For beta distributions, the sum of the two parameters is called the effective sample size. There is a simple and natural explanation for why a beta(a, b) distribution is said to contain as much information as a+b data observations. By this criterion, the beta(0.1, 1.9) distribution is not very informative: it only has as much influence as two observations. However, viewed in another light, a beta(0.1, 1.9) distribution is highly informative.

This trial was designed to stop when the posterior probability is more than  0.999 that one treatment is more effective than the other. That’s an unusually high standard of evidence for stopping a trial — a cutoff of 0.99 or smaller would be much more common — and yet a trial could stop after only six patients. If X is the probability of response on one arm and Y is the probability of response on the other, after three failures on the first treatment and three successes on the other, Pr(Y > X) > 0.999.

The explanation for how the trial could stop so early is that the prior distribution is, in an odd sense, highly informative. The trial starts with a strong assumption that each treatment is ineffective.

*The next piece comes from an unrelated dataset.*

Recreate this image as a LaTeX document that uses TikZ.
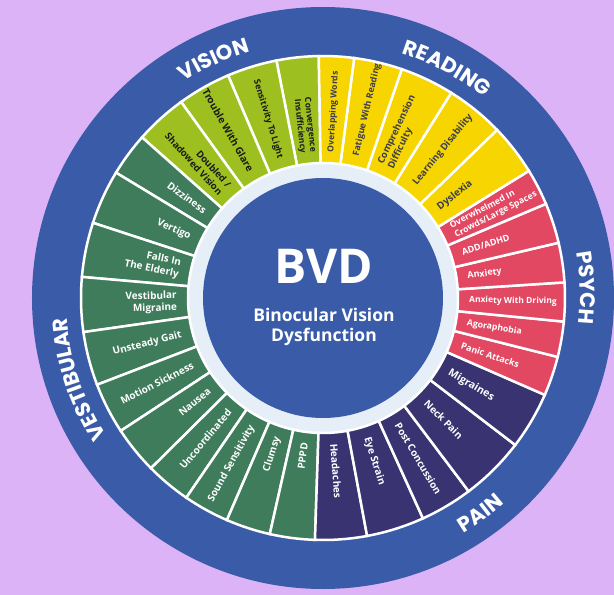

This assumption is somewhat justified by of experience, and yet a beta(0.1, 1.9) distribution doesn’t fully capture the investigator’s prior belief.

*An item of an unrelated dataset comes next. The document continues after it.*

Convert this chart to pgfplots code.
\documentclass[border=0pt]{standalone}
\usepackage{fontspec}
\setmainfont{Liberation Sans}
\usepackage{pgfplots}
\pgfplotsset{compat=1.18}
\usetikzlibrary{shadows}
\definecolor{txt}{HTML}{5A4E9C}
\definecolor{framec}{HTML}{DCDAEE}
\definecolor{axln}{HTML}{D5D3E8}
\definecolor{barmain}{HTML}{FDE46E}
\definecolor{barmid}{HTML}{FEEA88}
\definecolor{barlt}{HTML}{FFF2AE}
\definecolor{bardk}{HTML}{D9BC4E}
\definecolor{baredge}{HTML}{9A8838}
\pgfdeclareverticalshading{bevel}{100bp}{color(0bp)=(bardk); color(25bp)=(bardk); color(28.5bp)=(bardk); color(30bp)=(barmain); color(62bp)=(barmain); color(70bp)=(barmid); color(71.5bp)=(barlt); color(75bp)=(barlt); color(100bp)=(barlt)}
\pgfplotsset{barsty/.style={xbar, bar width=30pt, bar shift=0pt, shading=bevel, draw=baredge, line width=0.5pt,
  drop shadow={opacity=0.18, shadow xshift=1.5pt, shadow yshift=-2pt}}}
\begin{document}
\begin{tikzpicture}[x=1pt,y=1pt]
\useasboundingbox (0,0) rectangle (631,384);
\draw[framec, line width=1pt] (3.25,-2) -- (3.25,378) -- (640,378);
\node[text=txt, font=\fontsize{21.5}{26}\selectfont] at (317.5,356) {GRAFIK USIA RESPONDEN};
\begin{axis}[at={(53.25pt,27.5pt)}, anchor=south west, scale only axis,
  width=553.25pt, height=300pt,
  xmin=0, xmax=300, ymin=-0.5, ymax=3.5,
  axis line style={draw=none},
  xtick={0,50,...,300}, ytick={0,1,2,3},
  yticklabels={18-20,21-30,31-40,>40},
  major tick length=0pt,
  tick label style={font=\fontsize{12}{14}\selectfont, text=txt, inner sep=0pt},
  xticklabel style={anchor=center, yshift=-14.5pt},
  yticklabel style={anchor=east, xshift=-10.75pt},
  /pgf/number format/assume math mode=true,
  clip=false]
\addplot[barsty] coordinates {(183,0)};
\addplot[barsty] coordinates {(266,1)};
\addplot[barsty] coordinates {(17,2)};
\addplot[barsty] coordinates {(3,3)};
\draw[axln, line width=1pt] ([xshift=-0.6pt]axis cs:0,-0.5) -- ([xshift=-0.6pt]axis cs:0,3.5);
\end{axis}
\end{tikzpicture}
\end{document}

(Once at least one response has been observed, the beta(0.1, 1.9) prior becomes essentially uninformative. But until then, in this context, the prior is informative.)

A problem with a beta prior is that there is no way to specify the mean at 0.05 without also placing a large proportion of the probability mass below 0.05. The beta prior places too little probability on better outcomes that might reasonably happen. I imagine a more diffuse prior with mode 0.05 rather than mean 0.05 would better describe the prior beliefs regarding the treatments.

The beta prior is convenient because Bayes’ theorem takes a very simple form in this case: starting from a beta(a, b) prior and observing s successes and f failures, the posterior distribution is beta(a+s, b+f).  But a prior less convenient algebraically could be more robust and better adept at representing prior information.

A more basic observation is that “informative” and “uninformative” depend on context. This is part of what motivated Jeffreys to look for prior distributions that were equally (un)informative under a set of transformations. But Jeffreys’ approach isn’t the final answer. As far as I know, there’s no universally acceptable resolution to this dilemma.